In fall of 2017 I had the pleasure of taking a fiction workshop with Anne Sanow. At one point Anne Skyped in David Schuman, who argued that some of the best flash pieces offer a memorable turn—a surprise of some kind—toward the end. Schuman’s story “Miss” serves as a great example of the sort of turn he’s talking about. It’s not a cheap twist but an added layer of complication. Something like that can help avoid the potential problem of flash fiction that feels more like an aborted premise than a fully realized story.

At the most basic level, though, I dig carefully sculpted sentences and a narrative that reminds me that the world is an unfamiliar place. By unfamiliar, I don’t necessarily mean a world populated with intergalactic crab monsters; unfamiliarity can be subtle. Writers like Lydia Davis and Kim Chinquee are great in this regard.

I read that you’re working on a novel. How does your approach to writing a novel differ from your approach to writing short stories?

Reasonable minds may differ, but my approach doesn’t change drastically from one prose form to another. As for the novel, it took me a while to realize I was, in fact, writing a novel. I started with a few scenes and after a while they became a novella. Then one day a professor asked me why I kept referring to my project as a novella; it had become a full-blown novel without my consent. Anyway, it’s true that certain novels take more opportunities for narrative dilation than short stories, and it’s possible that novel chapters have to do more work in towing a “through line,” but beyond that, I try not to overthink the differences. (This might explain why I keep hearing that my novel chapters are paced too much like short stories.)

You’re currently a PhD student at the University of Southern Mississippi.

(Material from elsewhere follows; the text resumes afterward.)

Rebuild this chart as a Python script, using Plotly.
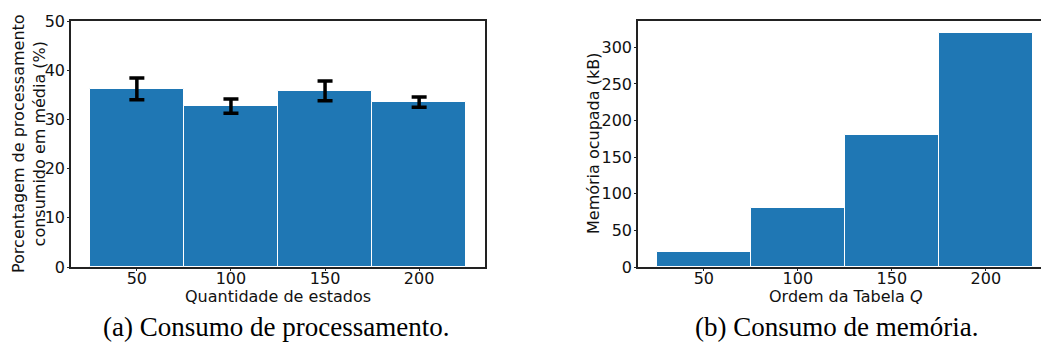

Can you tell us a bit about your experience with the program and how it has influenced your writing? 

In short, it has been an invaluable experience to work with great writers/instructors like Andrew Malan Milward, Anne Sanow, Angela Ball, and Justin Taylor. I’ve learned a great deal from each of them (too much to detail individually!). For the past two years, I’ve also worked as an associate editor for Mississippi Review, which is now overseen by the incomparable Adam Clay. I think all writers can benefit from working in editorial roles. It’s very rewarding to know that by producing any given issue you’re making a good many writers/readers happy. By reading and talking about submissions, you also sharpen your sense of the greater literary “conversation,” and that leads you to question how you’d like to respond to said conversation. I’m still working on that part.

About the Interviewer

Shasta Grant  is the author of the chapbook Gather Us Up and Bring Us Home (Split Lip Press, 2017). She won the 2015 Kenyon Review Short Fiction Contest and the 2016 SmokeLong Quarterly Kathy Fish Fellowship. She has received residencies from Hedgebrook and The Kerouac Project and was selected as a 2020 Aspen Words Emerging Writer Fellow. Her work has appeared in cream city review, Epiphany, Hobart, wigleaf, and elsewhere. She has an MFA from Sarah Lawrence College and divides her time between Singapore and Indianapolis.